I just cannot understand the though process that went into designing and implementing such a terrible user interface, unless the intention was to actually make it uglier, harder to use, and annoying to the user. Because the end result certainly qualifies for all of that criticism.
The terrible things about the implementation of the VLC magnification user interface are as follows:
1) On a two screen Mac, it only works on one of the displays, and ignores all mouse input when in either windowed mode or full screen mode on the other display.
2) When rotating or transforming the video, the ugly graphics follow the transform, but it ignores mouse input, and/or responds to mouse input in the wrong place. It is apparently not aware of the transform when it comes to mouse input, but is actually drawing on the video BEFORE the transform.
That explains why it's terribly pixelated: the user interface should be drawn ON TOP of the video, at SCREEN RESOLUTION, and it should be able to respond to the FULL RESOLUTION of the mouse input in the SAME coordinate system as it was drawn, including on retina displays.
3) And to top it off, there should certainly be keyboard shortcuts for zooming in and out and panning the zoom rectangle, both continuouly and in larger intervals, because the mouse based user interface is just so terribly unusable.
4) When looping a video, it resets the zoom. There should be a way to control whether or not it resets the magnification when switching videos (either looping to the same one or changing to a different one).

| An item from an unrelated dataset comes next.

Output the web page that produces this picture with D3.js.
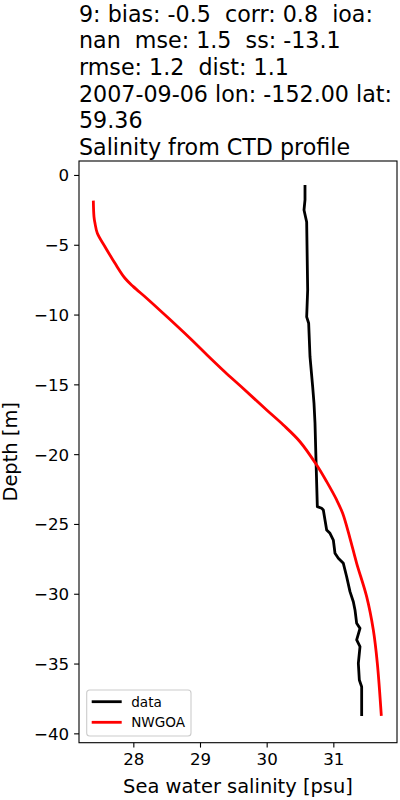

5) Even when the video is show on the one display on which the zoom interface is actually capable of receiving mouse input, and the video is not transformed in any way that confuses it, the mouse tracking is till inconsistent and flakey, so you can't always just press and drag to move the rectangle or change to zoom continuously. It should ALWAYS allow you to press and drag to continuously to change the zoom rectangle position or zoom level, no matter which screen you're on, and no matter what the transformation is. Is that too much to expect?
It really astounds me how terrible VLC's "Magnification/Zoom" user interface is. It belongs in the User Interface Hall of Shame.